Boyo boy, Friends, do I ever notice a difference when I don't.  If I let my chin rest on my chest too long, the back of my neck starts complaining, and if I'm not careful, I'll get a headache that goes from the base of my skull all the way to my trapezius muscles.  I learned what the sternocleidomastoid muscle is (give it a Goog) because for a while, I was getting these terrible shooting aching  pains that ran from the pointy part of my jaw down my neck and to the top of my collarbones.  It was during a time in my life when I'd raptly watch my feet as I'd walk, and nothing seemed sunny or positive.  

And no, it wasn't just last week.  

It was before we all had smartphones, in fact.  During the Motorola Razr years.  So my head wasn't always in a computer or smartphone, but I did always look down.  Try that, Friends.  Keep your chin looking down for a little bit, and notice how it makes you feel down, and you can't breathe very well.  And notice how much better it feels to have enough room for your fist or a grapefruit between your chin and your chest.  And then, if you really want to lean in to my mad little experiment, look up, and maybe not ridiculously so, but enough so you can see how much bigger than you and your problems and worries the sky is.  And it feels a little optimistic to just physically look up.

When I really start going down into a spiral, I have to take myself outside to Look Up.  It doesn't work right, looking at a ceiling.  It's too easy to start counting ceiling tiles or cracks in the same.  Noticing cobwebs, dust-boogers, and spots that could be leaking, possibly.  

I go outside and look up at the sky when I'm spiraling, because the sky is different every time I look up at it, yet completely familiar.  It takes my mind off whatever's sitting on my mind.  I start wondering who else might be looking up at the sky, and what's weighing on their mind.  And if I were sitting there with them, listening to what's on their mind, what would I do or say to help them feel like they weren't alone?  People show me all the time how very Not Alone I am. 

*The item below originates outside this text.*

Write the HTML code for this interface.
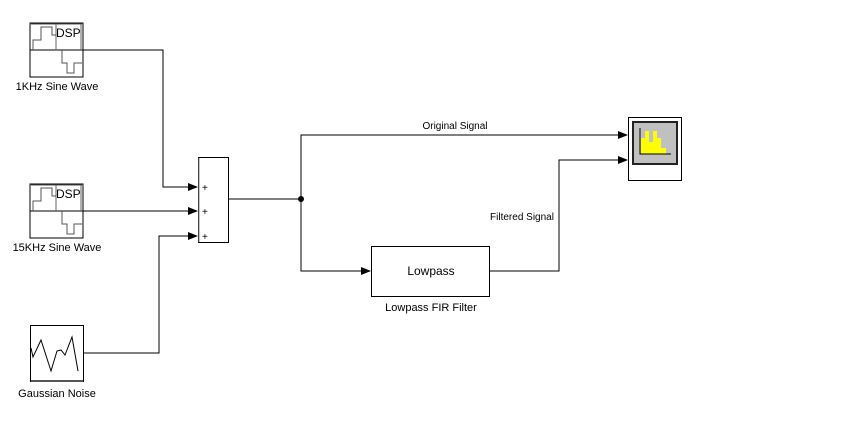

That's the thing about these dumb downward spirals.  They tell you things that aren't true.  They make you feel like you're in there, all by yourself, and that nobody cares whether you go down the drain you're circling.  Downward spirals tell you it's never going to get any better, that the best you can hope for is to just go down the drain and that's that.  

What the downward spirals don't take into consideration is that maybe instead of a drain, you're circling one of those waterslides that looks like a giant funnel, and once you get through the swirling and the darkness, you pop out into the sun and splash down into a pool and there's laughter and light, and if you're like me, some water up your nose.  But fun, too!

Looking at the sky, all different types of sky, gives me perspective.  Whether everything goes right or wrong, that sky is still going to be there.  

All I have to do is keep on looking up.